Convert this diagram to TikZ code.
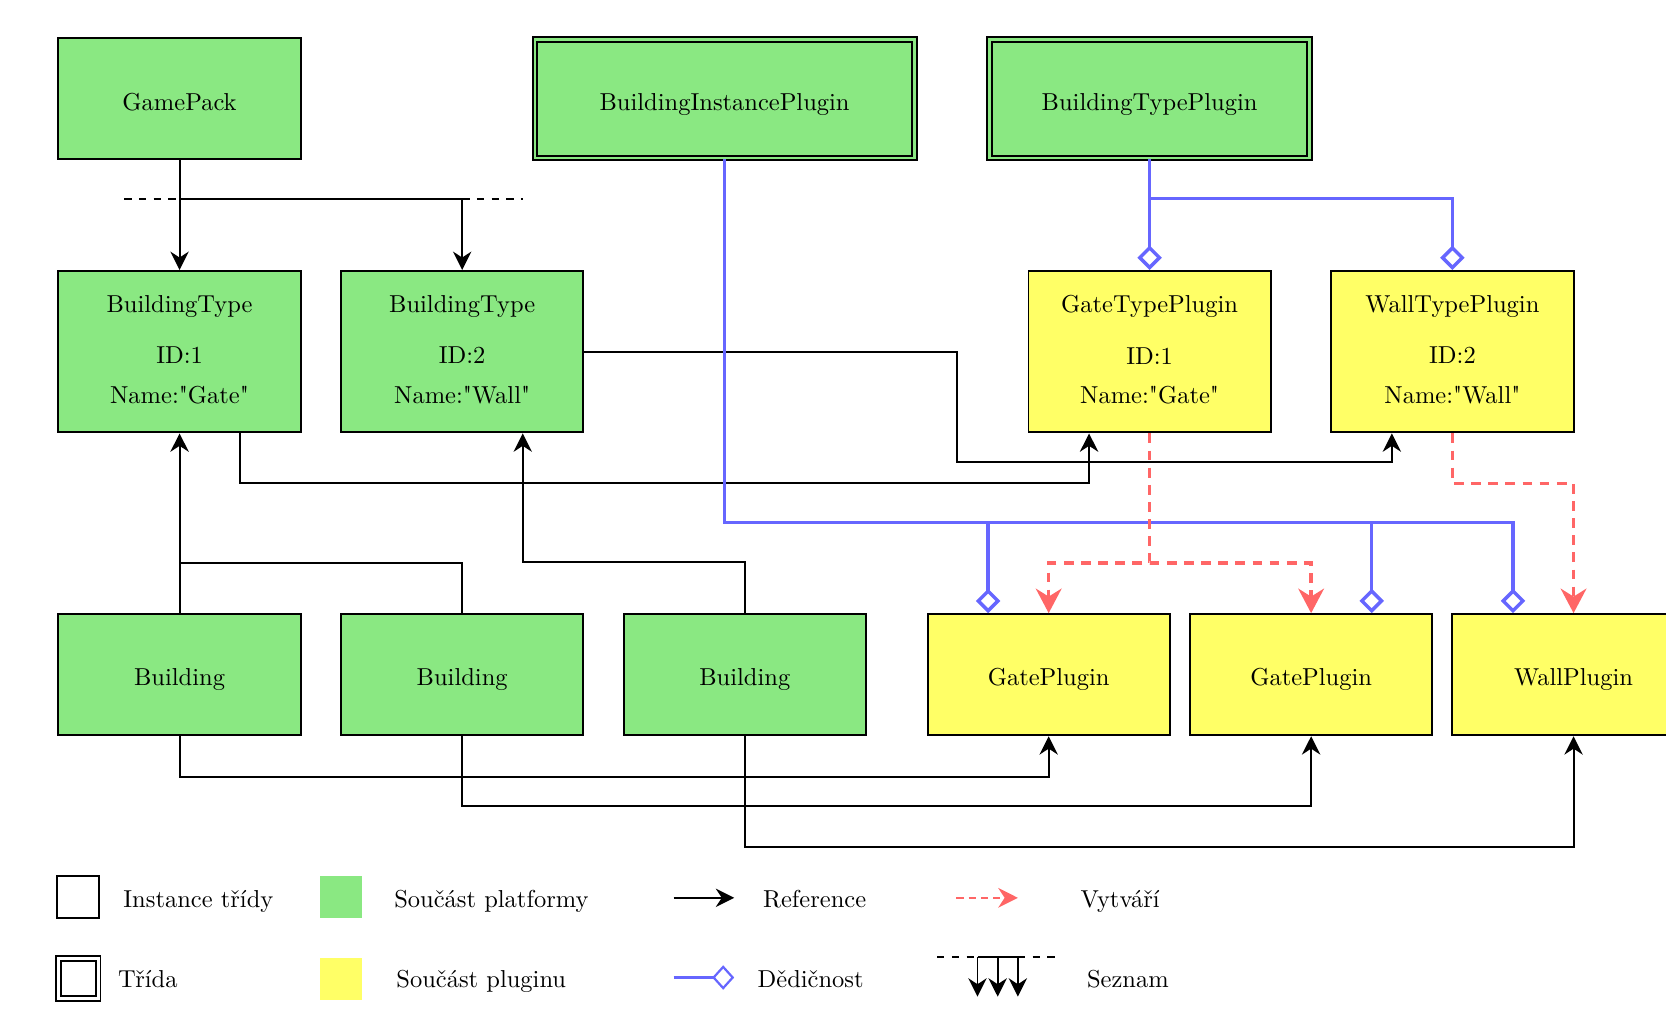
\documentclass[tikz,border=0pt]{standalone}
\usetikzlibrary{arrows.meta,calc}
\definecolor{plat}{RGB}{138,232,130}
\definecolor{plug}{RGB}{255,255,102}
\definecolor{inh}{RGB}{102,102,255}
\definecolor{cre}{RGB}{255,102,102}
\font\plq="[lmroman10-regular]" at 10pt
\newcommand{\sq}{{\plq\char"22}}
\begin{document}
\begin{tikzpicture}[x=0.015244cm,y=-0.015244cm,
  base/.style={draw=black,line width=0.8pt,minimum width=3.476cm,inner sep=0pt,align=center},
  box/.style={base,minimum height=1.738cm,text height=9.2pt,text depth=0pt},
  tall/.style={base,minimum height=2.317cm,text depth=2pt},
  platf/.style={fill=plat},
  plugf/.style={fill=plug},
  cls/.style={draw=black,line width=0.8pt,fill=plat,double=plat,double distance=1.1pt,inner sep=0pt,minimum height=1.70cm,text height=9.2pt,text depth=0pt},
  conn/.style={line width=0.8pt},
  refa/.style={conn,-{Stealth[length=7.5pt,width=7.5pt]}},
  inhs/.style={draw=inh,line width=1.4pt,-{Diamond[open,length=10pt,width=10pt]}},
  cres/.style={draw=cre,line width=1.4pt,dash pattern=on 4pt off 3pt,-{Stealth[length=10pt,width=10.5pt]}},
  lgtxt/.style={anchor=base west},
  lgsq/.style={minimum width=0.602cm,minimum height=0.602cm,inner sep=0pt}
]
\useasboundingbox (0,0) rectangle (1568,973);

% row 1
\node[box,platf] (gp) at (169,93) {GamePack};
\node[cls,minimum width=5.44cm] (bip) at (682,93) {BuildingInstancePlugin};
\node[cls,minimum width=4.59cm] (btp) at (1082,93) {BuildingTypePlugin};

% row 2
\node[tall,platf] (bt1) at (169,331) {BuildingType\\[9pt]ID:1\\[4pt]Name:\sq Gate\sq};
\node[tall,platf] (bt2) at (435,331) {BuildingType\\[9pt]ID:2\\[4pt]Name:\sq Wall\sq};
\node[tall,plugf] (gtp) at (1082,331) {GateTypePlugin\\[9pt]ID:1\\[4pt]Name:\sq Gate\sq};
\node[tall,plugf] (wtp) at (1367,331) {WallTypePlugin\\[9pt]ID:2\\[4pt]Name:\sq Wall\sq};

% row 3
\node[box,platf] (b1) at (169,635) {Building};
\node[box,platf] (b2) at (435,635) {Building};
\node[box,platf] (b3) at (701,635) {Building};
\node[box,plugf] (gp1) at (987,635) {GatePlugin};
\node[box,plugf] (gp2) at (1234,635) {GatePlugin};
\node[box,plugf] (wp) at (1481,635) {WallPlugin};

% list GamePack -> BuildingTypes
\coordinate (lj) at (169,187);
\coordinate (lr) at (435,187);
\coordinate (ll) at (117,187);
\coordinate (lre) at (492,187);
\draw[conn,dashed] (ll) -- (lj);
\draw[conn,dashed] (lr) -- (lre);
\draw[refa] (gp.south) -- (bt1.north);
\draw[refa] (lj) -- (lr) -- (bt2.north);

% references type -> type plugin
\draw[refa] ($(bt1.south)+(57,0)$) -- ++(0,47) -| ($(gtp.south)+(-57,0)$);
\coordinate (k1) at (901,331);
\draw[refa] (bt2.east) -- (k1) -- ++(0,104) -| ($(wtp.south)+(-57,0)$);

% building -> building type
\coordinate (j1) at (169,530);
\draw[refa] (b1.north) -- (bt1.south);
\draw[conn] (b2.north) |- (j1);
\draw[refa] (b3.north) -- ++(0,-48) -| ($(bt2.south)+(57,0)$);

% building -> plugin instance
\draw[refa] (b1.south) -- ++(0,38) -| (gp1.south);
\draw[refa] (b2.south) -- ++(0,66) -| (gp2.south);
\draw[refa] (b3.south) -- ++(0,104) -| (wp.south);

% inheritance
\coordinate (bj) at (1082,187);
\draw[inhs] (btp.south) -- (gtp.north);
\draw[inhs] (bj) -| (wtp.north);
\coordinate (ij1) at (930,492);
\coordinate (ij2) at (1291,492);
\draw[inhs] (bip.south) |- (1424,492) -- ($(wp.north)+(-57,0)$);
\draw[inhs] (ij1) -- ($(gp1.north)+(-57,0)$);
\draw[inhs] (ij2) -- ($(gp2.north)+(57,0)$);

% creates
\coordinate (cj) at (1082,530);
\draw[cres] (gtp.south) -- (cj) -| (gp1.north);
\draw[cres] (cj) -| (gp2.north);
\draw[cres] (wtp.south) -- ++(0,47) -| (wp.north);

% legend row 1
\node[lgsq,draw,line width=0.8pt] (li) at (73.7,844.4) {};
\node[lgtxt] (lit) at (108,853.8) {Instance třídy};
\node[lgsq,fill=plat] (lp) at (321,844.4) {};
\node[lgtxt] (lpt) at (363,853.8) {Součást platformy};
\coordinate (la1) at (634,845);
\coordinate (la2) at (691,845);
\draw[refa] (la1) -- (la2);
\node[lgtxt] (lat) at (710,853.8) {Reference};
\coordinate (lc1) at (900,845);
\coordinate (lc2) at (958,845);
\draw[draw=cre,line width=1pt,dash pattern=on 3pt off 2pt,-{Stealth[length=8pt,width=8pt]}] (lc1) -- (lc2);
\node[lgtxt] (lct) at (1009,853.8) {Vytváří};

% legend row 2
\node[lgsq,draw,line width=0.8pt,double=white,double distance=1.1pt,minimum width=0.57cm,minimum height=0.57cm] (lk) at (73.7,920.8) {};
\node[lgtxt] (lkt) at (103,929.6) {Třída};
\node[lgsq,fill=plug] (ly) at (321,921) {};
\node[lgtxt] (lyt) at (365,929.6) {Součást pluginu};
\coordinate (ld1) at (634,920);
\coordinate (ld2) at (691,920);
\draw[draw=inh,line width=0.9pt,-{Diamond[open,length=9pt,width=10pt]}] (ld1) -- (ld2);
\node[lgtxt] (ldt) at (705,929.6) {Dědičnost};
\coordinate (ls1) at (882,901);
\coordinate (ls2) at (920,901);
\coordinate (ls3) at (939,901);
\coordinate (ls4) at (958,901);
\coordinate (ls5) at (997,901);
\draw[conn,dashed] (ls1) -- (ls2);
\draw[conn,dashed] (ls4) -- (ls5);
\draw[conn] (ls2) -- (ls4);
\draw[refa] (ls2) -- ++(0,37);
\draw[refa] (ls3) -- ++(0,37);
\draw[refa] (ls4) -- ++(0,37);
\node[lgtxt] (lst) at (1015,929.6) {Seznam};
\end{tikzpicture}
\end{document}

§ Exercise instructions
Retype the whole listing exactly and leave the pictures out.

§ Written solution
Convert this diagram to TikZ code.
\documentclass[tikz,border=0pt]{standalone}
\usetikzlibrary{arrows.meta,calc}
\definecolor{plat}{RGB}{138,232,130}
\definecolor{plug}{RGB}{255,255,102}
\definecolor{inh}{RGB}{102,102,255}
\definecolor{cre}{RGB}{255,102,102}
\font\plq="[lmroman10-regular]" at 10pt
\newcommand{\sq}{{\plq\char"22}}
\begin{document}
\begin{tikzpicture}[x=0.015244cm,y=-0.015244cm,
  base/.style={draw=black,line width=0.8pt,minimum width=3.476cm,inner sep=0pt,align=center},
  box/.style={base,minimum height=1.738cm,text height=9.2pt,text depth=0pt},
  tall/.style={base,minimum height=2.317cm,text depth=2pt},
  platf/.style={fill=plat},
  plugf/.style={fill=plug},
  cls/.style={draw=black,line width=0.8pt,fill=plat,double=plat,double distance=1.1pt,inner sep=0pt,minimum height=1.70cm,text height=9.2pt,text depth=0pt},
  conn/.style={line width=0.8pt},
  refa/.style={conn,-{Stealth[length=7.5pt,width=7.5pt]}},
  inhs/.style={draw=inh,line width=1.4pt,-{Diamond[open,length=10pt,width=10pt]}},
  cres/.style={draw=cre,line width=1.4pt,dash pattern=on 4pt off 3pt,-{Stealth[length=10pt,width=10.5pt]}},
  lgtxt/.style={anchor=base west},
  lgsq/.style={minimum width=0.602cm,minimum height=0.602cm,inner sep=0pt}
]
\useasboundingbox (0,0) rectangle (1568,973);

% row 1
\node[box,platf] (gp) at (169,93) {GamePack};
\node[cls,minimum width=5.44cm] (bip) at (682,93) {BuildingInstancePlugin};
\node[cls,minimum width=4.59cm] (btp) at (1082,93) {BuildingTypePlugin};

% row 2
\node[tall,platf] (bt1) at (169,331) {BuildingType\\[9pt]ID:1\\[4pt]Name:\sq Gate\sq};
\node[tall,platf] (bt2) at (435,331) {BuildingType\\[9pt]ID:2\\[4pt]Name:\sq Wall\sq};
\node[tall,plugf] (gtp) at (1082,331) {GateTypePlugin\\[9pt]ID:1\\[4pt]Name:\sq Gate\sq};
\node[tall,plugf] (wtp) at (1367,331) {WallTypePlugin\\[9pt]ID:2\\[4pt]Name:\sq Wall\sq};

% row 3
\node[box,platf] (b1) at (169,635) {Building};
\node[box,platf] (b2) at (435,635) {Building};
\node[box,platf] (b3) at (701,635) {Building};
\node[box,plugf] (gp1) at (987,635) {GatePlugin};
\node[box,plugf] (gp2) at (1234,635) {GatePlugin};
\node[box,plugf] (wp) at (1481,635) {WallPlugin};

% list GamePack -> BuildingTypes
\coordinate (lj) at (169,187);
\coordinate (lr) at (435,187);
\coordinate (ll) at (117,187);
\coordinate (lre) at (492,187);
\draw[conn,dashed] (ll) -- (lj);
\draw[conn,dashed] (lr) -- (lre);
\draw[refa] (gp.south) -- (bt1.north);
\draw[refa] (lj) -- (lr) -- (bt2.north);

% references type -> type plugin
\draw[refa] ($(bt1.south)+(57,0)$) -- ++(0,47) -| ($(gtp.south)+(-57,0)$);
\coordinate (k1) at (901,331);
\draw[refa] (bt2.east) -- (k1) -- ++(0,104) -| ($(wtp.south)+(-57,0)$);

% building -> building type
\coordinate (j1) at (169,530);
\draw[refa] (b1.north) -- (bt1.south);
\draw[conn] (b2.north) |- (j1);
\draw[refa] (b3.north) -- ++(0,-48) -| ($(bt2.south)+(57,0)$);

% building -> plugin instance
\draw[refa] (b1.south) -- ++(0,38) -| (gp1.south);
\draw[refa] (b2.south) -- ++(0,66) -| (gp2.south);
\draw[refa] (b3.south) -- ++(0,104) -| (wp.south);

% inheritance
\coordinate (bj) at (1082,187);
\draw[inhs] (btp.south) -- (gtp.north);
\draw[inhs] (bj) -| (wtp.north);
\coordinate (ij1) at (930,492);
\coordinate (ij2) at (1291,492);
\draw[inhs] (bip.south) |- (1424,492) -- ($(wp.north)+(-57,0)$);
\draw[inhs] (ij1) -- ($(gp1.north)+(-57,0)$);
\draw[inhs] (ij2) -- ($(gp2.north)+(57,0)$);

% creates
\coordinate (cj) at (1082,530);
\draw[cres] (gtp.south) -- (cj) -| (gp1.north);
\draw[cres] (cj) -| (gp2.north);
\draw[cres] (wtp.south) -- ++(0,47) -| (wp.north);

% legend row 1
\node[lgsq,draw,line width=0.8pt] (li) at (73.7,844.4) {};
\node[lgtxt] (lit) at (108,853.8) {Instance třídy};
\node[lgsq,fill=plat] (lp) at (321,844.4) {};
\node[lgtxt] (lpt) at (363,853.8) {Součást platformy};
\coordinate (la1) at (634,845);
\coordinate (la2) at (691,845);
\draw[refa] (la1) -- (la2);
\node[lgtxt] (lat) at (710,853.8) {Reference};
\coordinate (lc1) at (900,845);
\coordinate (lc2) at (958,845);
\draw[draw=cre,line width=1pt,dash pattern=on 3pt off 2pt,-{Stealth[length=8pt,width=8pt]}] (lc1) -- (lc2);
\node[lgtxt] (lct) at (1009,853.8) {Vytváří};

% legend row 2
\node[lgsq,draw,line width=0.8pt,double=white,double distance=1.1pt,minimum width=0.57cm,minimum height=0.57cm] (lk) at (73.7,920.8) {};
\node[lgtxt] (lkt) at (103,929.6) {Třída};
\node[lgsq,fill=plug] (ly) at (321,921) {};
\node[lgtxt] (lyt) at (365,929.6) {Součást pluginu};
\coordinate (ld1) at (634,920);
\coordinate (ld2) at (691,920);
\draw[draw=inh,line width=0.9pt,-{Diamond[open,length=9pt,width=10pt]}] (ld1) -- (ld2);
\node[lgtxt] (ldt) at (705,929.6) {Dědičnost};
\coordinate (ls1) at (882,901);
\coordinate (ls2) at (920,901);
\coordinate (ls3) at (939,901);
\coordinate (ls4) at (958,901);
\coordinate (ls5) at (997,901);
\draw[conn,dashed] (ls1) -- (ls2);
\draw[conn,dashed] (ls4) -- (ls5);
\draw[conn] (ls2) -- (ls4);
\draw[refa] (ls2) -- ++(0,37);
\draw[refa] (ls3) -- ++(0,37);
\draw[refa] (ls4) -- ++(0,37);
\node[lgtxt] (lst) at (1015,929.6) {Seznam};
\end{tikzpicture}
\end{document}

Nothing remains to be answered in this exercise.